Temos consciência da compaixão de Deus por nós?
Após interpelar se estamos conscientes de que fomos objeto da compaixão de Deus, dirigindo-se em particular aos já Cardeais ou aos que logo em seguida receberiam o barrete cardinalício, Francisco afirmou que “esta consciência era o estado permanente do coração imaculado da Virgem Maria, que louva a Deus como seu ‘Salvador, porque pôs os olhos na humildade da sua serva’ (Lc 1, 48)”.“Em nós, está viva a consciência desta compaixão de Deus por nós? Não se trata duma coisa facultativa, nem – diria – dum ‘conselho evangélico’. Não! É um requisito essencial. Se não me sinto objeto da compaixão de Deus, não compreendo o seu amor. Não é uma realidade que se possa explicar. Ou a sinto, ou não. E, se não a sinto, como posso comunicá-la, testemunhá-la, dá-la? Concretamente: Tenho compaixão pelo irmão tal, pelo bispo tal, pelo padre tal? Ou sempre destruo com a minha atitude de condenação, de indiferença?”

“Desta consciência viva depende também a capacidade de ser leal no próprio ministério. Vale também para vós, irmãos Cardeais.”

“A disponibilidade de um Purpurado para dar o seu próprio sangue – significado na cor vermelha das suas vestes – é certa, quando está enraizada nesta consciência de ter recebido compaixão e na capacidade de ter compaixão. Caso contrário, não se pode ser leal. Muitos comportamentos desleais de homens de Igreja dependem da falta deste sentimento da compaixão recebida e do hábito de passar ao largo, do hábito da indiferença.”

Ser testemunhas d’Aquele que nos olhou com misericórdia
“Peçamos hoje, por intercessão do apóstolo Pedro, a graça dum coração compassivo, para ser testemunhas d’Aquele que nos olhou com misericórdia, escolheu, consagrou e enviou para levar a todos o seu Evangelho de salvação”, exortou por fim o Santo Padre.

Concluída a homilia, passou-se à criação propriamente dita dos novos Cardeais.
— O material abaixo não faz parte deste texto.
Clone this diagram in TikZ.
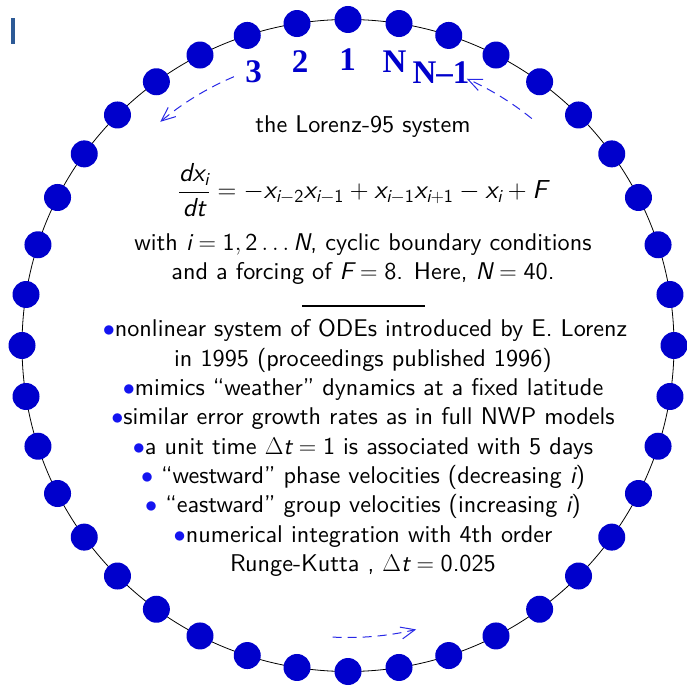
\documentclass[tikz,border=0pt]{standalone}
\usepackage{fix-cm}
\usepackage{amsmath}
\usepackage{fontspec}
\setsansfont{lmsans10-regular.otf}[ItalicFont=lmsans10-oblique.otf,BoldFont=lmsans10-bold.otf]
\newfontfamily\timesfont{Liberation Serif}
\usetikzlibrary{arrows.meta,calc}
\newcommand\sv[1]{\text{\sffamily\itshape #1}}
\newcommand\sn[1]{\text{\sffamily #1}}
\definecolor{dotblue}{RGB}{0,0,204}
\definecolor{bulblue}{RGB}{20,20,240}
\definecolor{arrblue}{RGB}{40,40,230}
\definecolor{barblue}{RGB}{45,90,150}
\newcommand\bul{{\color{bulblue}$\bullet$}}
\tikzset{
  dotnode/.style={circle,fill=dotblue,minimum size=27pt,inner sep=0},
  lbl/.style={text=dotblue,inner sep=0,font=\timesfont\bfseries\fontsize{33}{33}\selectfont},
  body/.style={anchor=base,inner sep=0,font=\sffamily\fontsize{24.2}{29.3}\selectfont},
  darr/.style={arrblue,line width=1pt,dash pattern=on 9pt off 6pt,-{Straight Barb[length=14pt,width=12pt]}}
}
\begin{document}
\begin{tikzpicture}[x=1pt,y=1pt]
\useasboundingbox (0,0) rectangle (687,685);
\fill[barblue] (11,641) rectangle (15,667);
\coordinate (c) at (348,339.5);
\draw[line width=0.8pt] (c) circle (326);
\foreach \k in {1,...,40}{
  \node[dotnode] (d\k) at ($(c)+({90+9*(\k-1)}:326)$) {};
}
\node[lbl] (l3) at (253.5,613.5) {3};
\node[lbl] (l2) at (300,623.5) {2};
\node[lbl] (l1) at (347.5,625) {1};
\node[lbl] (lN) at (394.5,623.5) {N};
\node[lbl] (lNm) at (441,612.5) {N–1};
% dashed arrows
\coordinate (a1s) at ($(c)+(113:292)$);
\draw[darr] (a1s) arc[start angle=113,end angle=130,radius=292];
\coordinate (a2s) at ($(c)+(51:292)$);
\draw[darr] (a2s) arc[start angle=51,end angle=66,radius=292];
\coordinate (a3s) at ($(c)+(267:292)$);
\draw[darr] (a3s) arc[start angle=267,end angle=283.5,radius=292];
% text
\node[body] (t0) at (363,552) {the Lorenz-95 system};
\node[body,anchor=center,font=\sffamily\fontsize{26}{30}\selectfont] (eq) at (362.5,495) {$\displaystyle\frac{\sv{dx}_{\sv{i}}}{\sv{dt}} = -\sv{x}_{\sv{i}-\sn{2}}\sv{x}_{\sv{i}-\sn{1}} + \sv{x}_{\sv{i}-\sn{1}}\sv{x}_{\sv{i}+\sn{1}} - \sv{x}_{\sv{i}} + \sv{F}$};
\node[body] (t1) at (363,434) {with $\sv{i} = \sn{1}, \sn{2}\ldots \sv{N}$, cyclic boundary conditions};
\node[body] (t2) at (363,405) {and a forcing of $\sv{F} = \sn{8}$. Here, $\sv{N} = \sn{40}$.};
\coordinate (r1) at (302,379);
\coordinate (r2) at (425,379);
\draw[line width=2pt] (r1) -- (r2);
\node[body] (b1) at (365,348) {\bul nonlinear system of ODEs introduced by E. Lorenz};
\node[body] (b2) at (363,318.7) {in 1995 (proceedings published 1996)};
\node[body] (b3) at (363,289.4) {\bul mimics ``weather'' dynamics at a fixed latitude};
\node[body] (b4) at (363,260.1) {\bul similar error growth rates as in full NWP models};
\node[body] (b5) at (363,230.8) {\bul a unit time $\Delta \sv{t} = \sn{1}$ is associated with 5 days};
\node[body] (b6) at (363,201.5) {\bul\ ``westward'' phase velocities (decreasing $\sv{i}$)};
\node[body] (b7) at (363,172.2) {\bul\ ``eastward'' group velocities (increasing $\sv{i}$)};
\node[body] (b8) at (363,142.9) {\bul numerical integration with 4th order};
\node[body] (b9) at (363,113.6) {Runge-Kutta , $\Delta \sv{t} = \sn{0.025}$};
\end{tikzpicture}
\end{document}
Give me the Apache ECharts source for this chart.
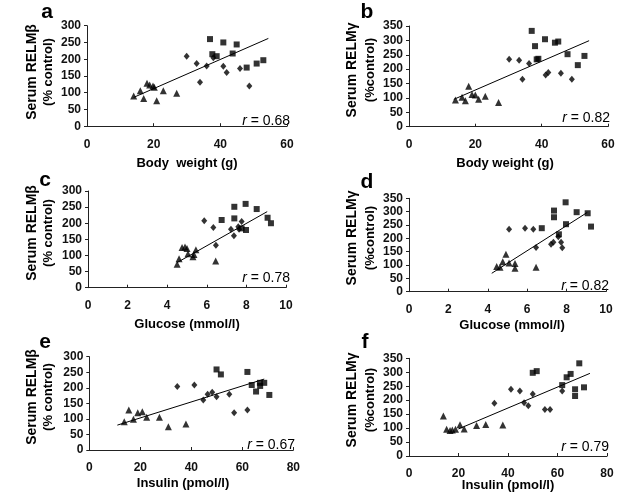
<!DOCTYPE html>
<html><head><meta charset="utf-8">
<script src="https://cdn.jsdelivr.net/npm/echarts@6/dist/echarts.min.js"></script>
<style>html,body{margin:0;padding:0;background:#fff}#c{width:619px;height:497px}</style>
</head><body><div id="c"></div>
<script>
// Panel a: Body weight vs RELMbeta
const aTri = [[14,90],[16,106],[17,83],[18,128],[18.8,123],[19.8,120],[20.2,116],[20.9,76],[22.9,106],[26.9,98]];
const aDia = [[29.9,209],[32.9,187],[33.9,131],[35.9,180],[37.9,204],[40.9,179],[41.9,160],[45.9,172],[48.7,120]];
const aSq  = [[36.9,260],[37.6,215],[38.9,209],[40.9,250],[43.7,217],[44.9,244],[47.9,175],[50.9,187],[52.9,197]];
const aFit = [[14,86],[54.4,262]];
// Panel b: Body weight vs RELMgamma
const bTri = [[14,93],[16,102],[17,90],[18,141],[19,112],[20,110],[21,95],[23,106],[27,84]];
const bDia = [[30.2,234],[33.2,231],[34.2,165],[36.2,220],[41.2,180],[42,188],[45.8,186],[49.1,165]];
const bSq  = [[37,333],[38,280],[38.5,234],[39,236],[41,304],[44,292],[45,296],[47.8,252],[50.9,214],[52.9,246]];
const bFit = [[13.5,95],[54.3,299]];
// Panel c: Glucose vs RELMbeta
const cTri = [[4.5,73],[4.6,90],[4.75,125],[4.9,126],[5.0,122],[5.05,105],[5.3,96],[5.35,103],[5.45,118],[6.45,83]];
const cDia = [[5.87,208],[6.33,187],[6.46,132],[7.22,181],[7.37,161],[7.59,189],[7.63,181],[7.76,205]];
const cSq  = [[6.75,210],[7.39,251],[7.39,215],[7.76,184],[7.96,260],[7.98,179],[8.52,244],[9.07,217],[9.24,200]];
const cFit = [[4.5,78],[9.05,236]];
// Panel d: Glucose vs RELMgamma
const dTri = [[4.45,94],[4.62,92],[4.76,112],[4.92,140],[5.08,108],[5.38,106],[5.38,88],[6.45,92]];
const dDia = [[5.08,234],[5.89,238],[6.31,234],[6.45,166],[7.21,178],[7.33,185],[7.58,206],[7.72,185],[7.78,165]];
const dSq  = [[6.74,238],[7.36,304],[7.36,279],[7.61,215],[7.95,335],[7.97,253],[8.51,298],[9.07,294],[9.24,244]];
const dFit = [[4.2,69],[9.05,297]];
// Panel e: Insulin vs RELMbeta
const eTri = [[13.7,91],[15.5,129],[17.3,99],[19,120],[20.8,123],[22.5,105],[27.5,105],[31,75],[37.9,84]];
const eDia = [[34.5,204],[41.2,209],[44.7,161],[46.4,179],[48.2,186],[49.9,171],[54.9,179],[56.8,120],[62,129]];
const eSq  = [[49.9,259],[51.6,243],[62,251],[63.7,209],[65.4,188],[66.9,216],[67,206],[68.6,216],[70.6,177]];
const eFit = [[11,80],[68.6,228]];
// Panel f: Insulin vs RELMgamma
const fTri = [[13.9,143],[15.2,96],[16.6,91],[17.5,93],[18.8,96],[20.6,112],[22.3,97],[27.3,109],[31,113],[37.9,111]];
const fDia = [[34.5,189],[41.2,239],[44.8,233],[46.5,191],[48.2,180],[50,222],[54.9,167],[57,167],[61.9,233]];
const fSq  = [[50,298],[51.6,304],[61.9,254],[63.7,282],[65.3,294],[67.1,239],[67.1,215],[68.8,332],[70.7,246]];
const fFit = [[20,97],[73.1,296]];

const panelLetters = ['a','b','c','d','e','f'];
const xTitles = ['Body  weight (g)','Body weight (g)','Glucose (mmol/l)','Glucose (mmol/l)','Insulin (pmol/l)','Insulin (pmol/l)'];
const yTitle1 = ['Serum RELMβ','Serum RELMγ','Serum RELMβ','Serum RELMγ','Serum RELMβ','Serum RELMγ'];
const yTitle2 = ['(% control)','(%control)','(% control)','(%control)','(% control)','(%control)'];
const rValues = ['0.68','0.82','0.78','0.82','0.67','0.79'];
const xRanges = [[0,60,20],[0,60,20],[0,10,2],[0,10,2],[0,80,20],[0,80,20]];
const yRanges = [[0,300,50],[0,350,50],[0,300,50],[0,350,50],[0,300,50],[0,350,50]];

const tri = [aTri,bTri,cTri,dTri,eTri,fTri];
const dia = [aDia,bDia,cDia,dDia,eDia,fDia];
const sq  = [aSq,bSq,cSq,dSq,eSq,fSq];
const fit = [aFit,bFit,cFit,dFit,eFit,fFit];

// layout
const grids = [
  {left:87, top:25.7, width:200, height:100.5},
  {left:409, top:26, width:199, height:100.7},
  {left:88, top:191, width:198, height:96.7},
  {left:409, top:198.3, width:197, height:93.4},
  {left:89.3, top:356.7, width:204, height:93.3},
  {left:409, top:358.3, width:198, height:97.7}
];
const letterPos = [[47,12],[367,12],[45,180],[367,182],[45,342],[365,342]];
const xTitlePos = [[187,163],[505,163],[187,324],[512,325],[183,483],[508,485]];
const yTitlePos = [[32,48,72],[352,370,70],[32,48,233],[352,370,238],[32,48,397],[352,370,400]];
const rPos = [[290,121],[610,118],[290,278],[609,286],[295,445],[609,447]];

const AX = '#222';
const font = '"Liberation Sans", Arial, sans-serif';
const xAxis = [], yAxis = [], series = [], graphic = [];
function txt(x, y, text, fnt, align, rot, rich){
  const el = {type:'text', x:x, y:y, style:{text:text, font:fnt, fill:'#000',
    textAlign:align, textVerticalAlign:'middle', align:align, verticalAlign:'middle'}};
  if (rot) el.rotation = rot;
  if (rich) el.style.rich = rich;
  return el;
}
for (let i=0;i<6;i++){
  xAxis.push({gridIndex:i, type:'value', min:xRanges[i][0], max:xRanges[i][1], interval:xRanges[i][2],
    axisLine:{lineStyle:{color:AX,width:1}}, axisTick:{show:true,inside:true,length:3,lineStyle:{color:AX}},
    splitLine:{show:false}, axisLabel:{color:'#111', fontFamily:font, fontWeight:'bold', fontSize:12, margin:12}});
  yAxis.push({gridIndex:i, type:'value', min:yRanges[i][0], max:yRanges[i][1], interval:yRanges[i][2],
    axisLine:{show:true,lineStyle:{color:AX,width:1}}, axisTick:{show:true,length:3,lineStyle:{color:AX}},
    splitLine:{show:false}, axisLabel:{color:'#111', fontFamily:font, fontWeight:'bold', fontSize:12, margin:6}});
  series.push({type:'scatter', xAxisIndex:i, yAxisIndex:i, data:tri[i], symbol:'triangle', symbolSize:7, itemStyle:{color:'#000'}});
  series.push({type:'scatter', xAxisIndex:i, yAxisIndex:i, data:dia[i], symbol:'diamond', symbolSize:[6,7], itemStyle:{color:'#000'}});
  series.push({type:'scatter', xAxisIndex:i, yAxisIndex:i, data:sq[i], symbol:'rect', symbolSize:6, itemStyle:{color:'#000'}});
  series.push({type:'line', xAxisIndex:i, yAxisIndex:i, data:fit[i], showSymbol:false, symbol:'none', lineStyle:{color:'#000',width:1}, z:1});
  graphic.push(txt(letterPos[i][0], letterPos[i][1], panelLetters[i], 'bold 21px '+font, 'center'));
  graphic.push(txt(xTitlePos[i][0], xTitlePos[i][1], xTitles[i], 'bold 13px '+font, 'center'));
  graphic.push(txt(yTitlePos[i][0], yTitlePos[i][2], yTitle1[i], 'bold 14px '+font, 'center', Math.PI/2));
  graphic.push(txt(yTitlePos[i][1], yTitlePos[i][2], yTitle2[i], 'bold 13px '+font, 'center', Math.PI/2));
  graphic.push(txt(rPos[i][0], rPos[i][1], '{i|r} = '+rValues[i], '14px '+font, 'right', 0,
    {i:{fontStyle:'italic', fontSize:14, fontFamily:font}}));
}
const chart = echarts.init(document.getElementById('c'), null, {renderer:'canvas'});
chart.setOption({animation:false, backgroundColor:'#fff', grid:grids, xAxis, yAxis, series, graphic});
</script></body></html>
Francisco elencou os nomes dos novos purpurados e anunciou a Ordem Presbiteral ou Diaconal à qual foram designados.

Seguiu-se o ritual, entre outros, com o ato solene de imposição do barrete, a entrega do anel cardinalício e a atribuição do Título ou da Diaconia aos novos purpurados entre os quais, Dom Miguel Ángel Ayuso Guixot, presidente do Pontifício Conselho para o Diálogo Inter-religioso; Dom José Tolentino Calaça de Mendonça, arquivista e bibliotecário de Santa Romana Igreja, e Dom Juan de la Caridad García Rodríguez, arcebispo de Havana, em Cuba.

Visita ao Papa emérito Bento XVI
Ao término do Consistório Ordinário Público o Pontífice visitou com os novos cardeais o Papa emérito Bento XVI, em sua residência Mater Ecclesiae, situada nos Jardins vaticanos.